11/10/2025
A indiferença
É muito difícil ser-se pessoa! E pessoa crescida mais, ainda. E ter-se uma quantidade enorme de compromissos e de responsabilidades e acorrer a tudo isso sem comprometer aquilo que se sente, tudo o que se deseja e as relações que não dispensam os cuidados que temos de lhes dedicar, todos os dias.
Compreende-se que, muitas vezes, para as pessoas crescidas, o melhor do mundo sejam as crianças. Sobretudo quando dão conta de tudo o que perderam e passam a só acreditar no futuro quando olham para trás.
Mas a parte mais difícil de se ser uma pessoa crescida decorre duma tirania mais perigosa e mais silenciosa de entre todas as outras que se ancoram sobre princípios políticos ou religiosos: a tirania da indiferença.
A indiferença como antítese da sensibilidade. Ou como défice de atenção instituído. Com que nos rendemos à falta de inteligência, à má educação, à falsidade, ao narcisismo ou à fealdade dos tempos modernos, diante da qual nos tornamos submissos.
A indiferença da falsa igualdade. Como se a igualdade se construísse pela forma com que renegamos a singularidade e malbaratamos o engenho com que as diferenças nos levam a crescer, sempre que as dividimos uns aos outros.
E a indiferença com que a nossa necessidade de amor vive, em comunhão de insatisfeitos, com o desamor.
Quanto mais é difícil ser adulto e crescido mais fácil se torna escorregar para a indiferença
O problema é que a indiferença nunca manda totalmente em nós. Uma parte vai ficando dura, ressequida e indiferente. E outra, como a caixa negra dum avião, regista (ao segundo) sensibilidade, imaginação e empatia. Uma parte sente e a outra faz por iludir e por esquecer: uma parte é verdadeira; e a outra mascara.

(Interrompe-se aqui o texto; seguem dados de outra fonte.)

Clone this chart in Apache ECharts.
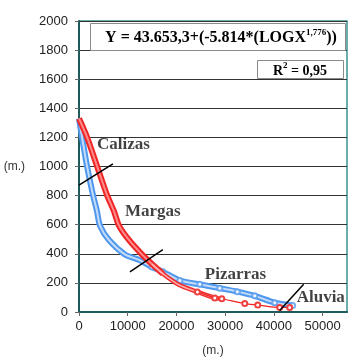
<!DOCTYPE html>
<html><head><meta charset="utf-8">
<script src="https://cdn.jsdelivr.net/npm/echarts@6/dist/echarts.min.js"></script>
<style>html,body{margin:0;padding:0;background:#fff}#c{width:349px;height:362px}</style>
</head><body><div id="c"></div>
<script>
// Blue series (distance m, elevation m)
const blueX = [0, 615, 1639, 2869, 3689, 4303, 6148, 9426, 12500, 14959, 17213, 20700, 24795, 28893, 32500, 36066, 40164, 43852];
const blueY = [1330, 1203, 1004, 805, 693, 594, 495, 396, 355, 309, 276, 216, 190, 164, 140, 111, 64, 44];
// Red series
const redX = [0, 1639, 3689, 5738, 7172, 8197, 10246, 12910, 14959, 17213, 20500, 24300, 27869, 29303, 34016, 36680, 41189, 43238];
const redY = [1330, 1203, 1004, 805, 693, 594, 495, 396, 330, 263, 187, 138, 97, 91, 58, 48, 31, 31];
// Boundary segments
const calizasLine = [[0, 872], [6967, 1018]];
const margasLine = [[10451, 276], [17213, 428]];
const aluviaLine = [[41189, 11], [46107, 190]];
// Zone labels
const zoneNames = ['Calizas', 'Margas', 'Pizarras', 'Aluvia'];
const zoneX = [3689, 9426, 25820, 44672];
const zoneY = [1150, 687, 256, 97];
const xTicks = [0, 10000, 20000, 30000, 40000, 50000];
const equation = ['Y = 43.653,3+(-5.814*(LOGX', '1,776', '))'];
const r2Text = ['R', '2', ' = 0,95'];

const zip = (xs, ys) => xs.map((x, i) => [x, ys[i]]);
const blue = zip(blueX, blueY);
const red = zip(redX, redY);
const redDense = red.filter(p => p[0] <= 17213);
const redMid = red.filter(p => p[0] >= 14959 && p[0] <= 29303);
const redTail = red.filter(p => p[0] >= 24300);
const blueSparse = blue.filter(p => p[0] >= 14959);

const chart = echarts.init(document.getElementById('c'), null, {renderer: 'canvas'});
const serifB = {fontFamily: 'Liberation Serif', fontWeight: 'bold', color: '#111'};
chart.setOption({
  animation: false,
  grid: {left: 79, right: 2, top: 21, bottom: 40, show: true, borderColor: '#3a9292', borderWidth: 1.5, backgroundColor: '#fff'},
  xAxis: {
    type: 'value', min: 0, max: 55000, interval: 10000,
    name: '(m.)', nameLocation: 'middle', nameGap: 33,
    nameTextStyle: {fontFamily: 'Liberation Sans', fontSize: 12, color: '#333'},
    axisLine: {show: true, lineStyle: {color: '#1e5a5a', width: 2}},
    axisTick: {show: true, inside: false, length: 4, lineStyle: {color: '#666'}},
    axisLabel: {margin: 8, fontFamily: 'Liberation Sans', fontSize: 13, color: '#222', showMaxLabel: false,
      formatter: v => xTicks.includes(v) ? String(v) : ''},
    splitLine: {show: false}
  },
  yAxis: {
    type: 'value', min: 0, max: 2000, interval: 200,
    name: '(m.)', nameLocation: 'middle', nameGap: 54, nameRotate: 0,
    nameTextStyle: {fontFamily: 'Liberation Sans', fontSize: 12, color: '#333'},
    axisLine: {show: true, lineStyle: {color: '#1e5a5a', width: 2}},
    axisTick: {show: true, inside: false, length: 4, lineStyle: {color: '#666'}},
    axisLabel: {margin: 11, fontFamily: 'Liberation Sans', fontSize: 13, color: '#222', formatter: v => String(v)},
    splitLine: {show: true, lineStyle: {color: '#333', width: 1}}
  },
  series: [
    {type: 'line', data: blue, smooth: 0.25, symbol: 'none', z: 3,
      lineStyle: {color: '#4f98ee', width: 6}},
    {type: 'line', data: blue, smooth: 0.25, symbol: 'none', z: 4,
      lineStyle: {color: '#c4dcf8', width: 2}},
    {type: 'scatter', data: blueSparse, symbol: 'emptyCircle', symbolSize: 5, z: 5,
      itemStyle: {color: '#5a9cec', borderColor: '#4a8fe6', borderWidth: 1}},
    {type: 'line', data: redDense, smooth: 0.25, symbol: 'none', z: 6,
      lineStyle: {color: '#f02525', width: 6}},
    {type: 'line', data: redDense, smooth: 0.25, symbol: 'none', z: 7,
      lineStyle: {color: '#ff8a8a', width: 2}},
    {type: 'line', data: redMid, smooth: 0.25, symbol: 'none', z: 6,
      lineStyle: {color: '#f03030', width: 4.5}},
    {type: 'line', data: redMid, smooth: 0.25, symbol: 'none', z: 7,
      lineStyle: {color: '#ffb4b4', width: 1.5}},
    {type: 'line', data: redTail, smooth: 0.25, symbol: 'emptyCircle', symbolSize: 5, z: 7,
      lineStyle: {color: '#f02020', width: 1.2},
      itemStyle: {color: '#f04040', borderColor: '#f04040', borderWidth: 1}},
    {type: 'line', data: calizasLine, symbol: 'none', z: 8, lineStyle: {color: '#000', width: 1.5}},
    {type: 'line', data: margasLine, symbol: 'none', z: 8, lineStyle: {color: '#000', width: 1.5}},
    {type: 'line', data: aluviaLine, symbol: 'none', z: 8, lineStyle: {color: '#000', width: 1.5}},
    {type: 'scatter', data: zoneX.map((x, i) => [x, zoneY[i], zoneNames[i]]), symbolSize: 0, z: 9,
      label: {show: true, position: 'right', distance: 0, formatter: p => p.data[2],
        fontFamily: 'Liberation Serif', fontWeight: 'bold', fontSize: 17, color: '#111'}}
  ],
  graphic: [
    {type: 'rect', z: 20, shape: {x: 90.5, y: 23.5, width: 255, height: 27},
      style: {fill: '#fff', stroke: '#8a8a8a', lineWidth: 1}},
    {type: 'text', z: 21, x: 221, y: 37,
      style: {text: '{a|' + equation[0] + '}{s|' + equation[1] + '}{a|' + equation[2] + '}',
        align: 'center', verticalAlign: 'middle',
        rich: {a: Object.assign({fontSize: 16, lineHeight: 18, verticalAlign: 'bottom'}, serifB),
               s: Object.assign({fontSize: 9, lineHeight: 18, verticalAlign: 'top'}, serifB)}}},
    {type: 'rect', z: 20, shape: {x: 257.5, y: 60.5, width: 86, height: 18},
      style: {fill: '#fff', stroke: '#8a8a8a', lineWidth: 1}},
    {type: 'text', z: 21, x: 300, y: 69.5,
      style: {text: '{a|' + r2Text[0] + '}{s|' + r2Text[1] + '}{a|' + r2Text[2] + '}',
        align: 'center', verticalAlign: 'middle',
        rich: {a: Object.assign({fontSize: 14, lineHeight: 17, verticalAlign: 'bottom'}, serifB),
               s: Object.assign({fontSize: 9, lineHeight: 17, verticalAlign: 'top'}, serifB)}}}
  ]
});
</script></body></html>
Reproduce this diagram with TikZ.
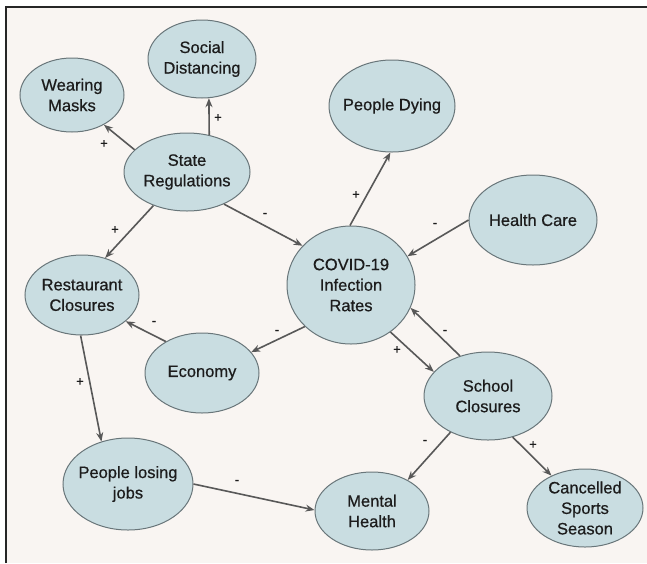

Porque é que a nossa necessidade de empatia e de proximidade parece encarquilhar-se com a agitação, o desconsolo ou a mágoa, com que lidamos, em doses suaves, todos os dias?
Porque a indiferença torna as pessoas crescidas conformadas. Quando elas, livres do seu jugo, são pessoas mais velhas, sim; mas com o entusiasmo de quem torna a vida mais fácil. Sempre que a vive com sensibilidade, com escuta e empatia, para sempre.